Characteristics and main components
Key elements of a cable-stayed bridge include the towers or pylons, the deck, the stay cables, and the anchorages or foundations. Towers (also called pylons) may be concrete or steel and can be single-column or multi-legged. The stay cables are usually steel strands or parallel wire ropes; they are attached at intervals along the deck and either fan out from the top of the tower or align more nearly parallel to one another. Two canonical arrangements are the fan and the harp: in the fan configuration, many stays connect near the tower top and spread to deck points, while in the harp configuration the cable attachment points on the tower are spaced to create nearly parallel stays, giving a distinct visual rhythm. The harp pattern is sometimes referenced with specific engineering details that affect stiffness and load distribution (harp design).

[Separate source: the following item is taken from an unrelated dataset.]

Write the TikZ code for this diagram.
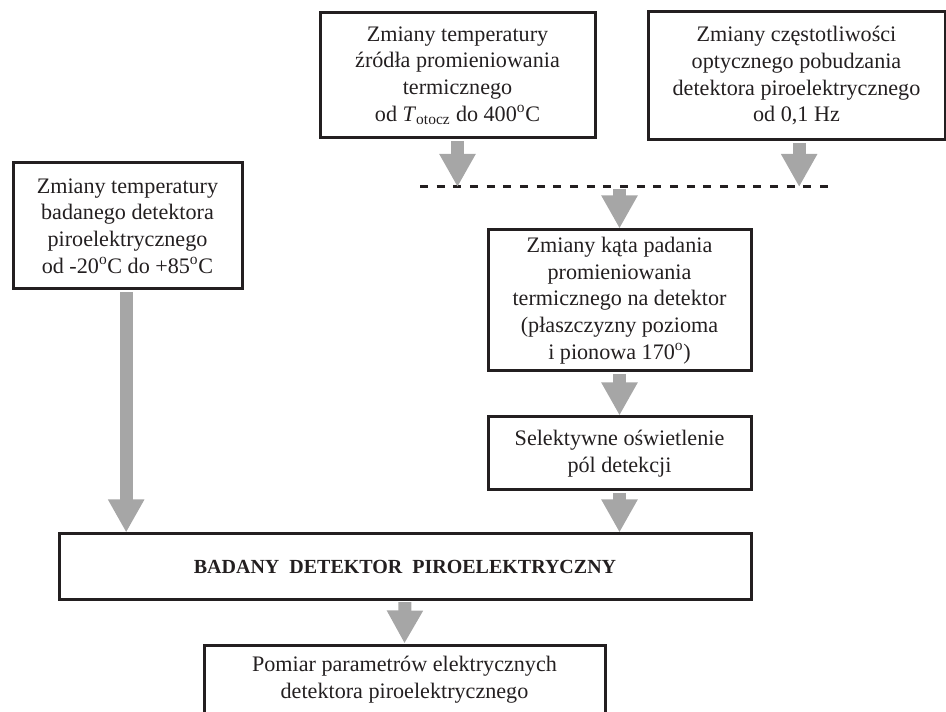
\documentclass[tikz,border=0pt]{standalone}
\usepackage{fontspec}
\setmainfont{Liberation Serif}
\usetikzlibrary{arrows.meta}

\definecolor{ink}{HTML}{231F20}
\definecolor{arrowgray}{HTML}{A6A6A6}

\tikzset{
  box/.style={draw=ink, line width=2.25pt, align=center, inner sep=0pt,
    text=ink, font=\fontsize{16.6}{20}\selectfont},
  flow/.style={draw=arrowgray, line width=9.75pt, shorten <=1.2pt,
    -{Triangle[width=25.5pt,length=24.75pt]}},
  dashline/.style={draw=ink, line width=2.25pt, dash pattern=on 6pt off 6.5pt}
}

\begin{document}
\begin{tikzpicture}[x=0.75pt, y=-0.75pt]
\useasboundingbox (0,0) rectangle (946,712);
\clip (0,0) rectangle (946,712);

% Input conditions
\node[box, minimum width=206.25pt, minimum height=93.75pt] (tempsrc) at (457.5,75.5)
  {Zmiany temperatury\\ źródła promieniowania\\ termicznego\\
   od \textit{T}\textsubscript{otocz} do 400\textsuperscript{o}C};
\node[box, minimum width=222.75pt, minimum height=96pt] (freq) at (796.5,76)
  {Zmiany częstotliwości\\ optycznego pobudzania\\ detektora piroelektrycznego\\ od 0,1 Hz};
\node[box, minimum width=171.75pt, minimum height=94.5pt] (tempdet) at (127.5,226)
  {Zmiany temperatury\\ badanego detektora\\ piroelektrycznego\\
   od -20\textsuperscript{o}C do +85\textsuperscript{o}C};

% Dashed junction line
\coordinate (dashL) at (420,187);
\coordinate (dashR) at (832,187);
\draw[dashline] (dashL) -- (dashR);

% Illumination chain
\node[box, minimum width=197.25pt, minimum height=105.75pt] (angle) at (619.5,300.5)
  {Zmiany kąta padania\\ promieniowania\\ termicznego na detektor\\
   (płaszczyzny pozioma\\ i pionowa 170\textsuperscript{o})};
\node[box, minimum width=197.25pt, minimum height=54.75pt] (select) at (619.5,453.5)
  {Selektywne oświetlenie\\ pól detekcji};

% Device under test and measurement
\node[box, minimum width=519pt, minimum height=48.75pt, font=\fontsize{15}{18}\selectfont\bfseries]
  (dut) at (405,566.5) {BADANY~~DETEKTOR~~PIROELEKTRYCZNY};
\node[box, minimum width=300.75pt, minimum height=52.5pt] (meas) at (404.5,680)
  {Pomiar parametrów elektrycznych\\ detektora piroelektrycznego};

% Flow arrows
\draw[flow] (tempsrc.south) -- (tempsrc.south |- dashL);
\draw[flow] ([xshift=2pt]freq.south) -- ([xshift=2pt]freq.south |- dashL);
\draw[flow] (angle.north |- dashR) -- (angle.north);
\draw[flow] (angle.south) -- (select.north);
\draw[flow] ([xshift=-1pt]tempdet.south) -- ([xshift=-1pt]tempdet.south |- dut.north);
\draw[flow] (select.south) -- (select.south |- dut.north);
\draw[flow] (dut.south) -- (meas.north);

\end{tikzpicture}
\end{document}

Advantages, limitations and typical arrangements
- Advantages: Material efficiency for medium-long spans, relative ease of construction, reduced need for large anchor blocks, and often lower costs for spans that are too long for cantilever systems but shorter than those that require full suspension solutions.
- Limitations: For very long spans a true suspension bridge is often more economical; very short spans do not benefit from the complexity of stays and towers. Compared with a cantilever bridge, cable-stayed designs generally use less dead weight for comparable spans.
- Construction methods: Deck segments may be cantilevered outward from the towers and supported progressively by stays, or the deck can be launched and connected to stays in sequence.
History and development
The concept of supporting a deck with inclined stays is old, but the modern cable-stayed bridge emerged in the 19th and 20th centuries as metallurgy, wire-rope technology and concrete technology advanced. Early experimental forms evolved into practical designs in the mid-20th century when civil engineers combined improved materials with new construction sequences. Since then, variations in pylon geometry, cable anchorage and deck cross-sections have produced many regional styles and signature spans around the world. Engineers continue to refine aerodynamic models and fatigue-resistant details to extend life and reduce maintenance.
Uses, notable examples and distinctions
Cable-stayed bridges are common for river crossings, urban viaducts and highway interchanges where a clear channel and relatively long unobstructed spans are needed. They are often chosen for aesthetic impact as well as engineering efficiency. Notable features that distinguish cable-stayed bridges include the direct load path from deck to tower, a relatively stiff deck compared with suspension bridges, and a wide range of possible visual arrangements from single-pylon crossings to multiple towers in a long sequence. For further technical comparisons and case studies see engineering resources linked here: general bridge types, tower design, cable systems, cable patterns, cantilever comparison and suspension comparison.
Designers must balance span length, construction cost, site constraints and long-term maintenance to choose a cable-stayed solution. When well executed, these bridges combine structural economy with striking forms that often become local landmarks.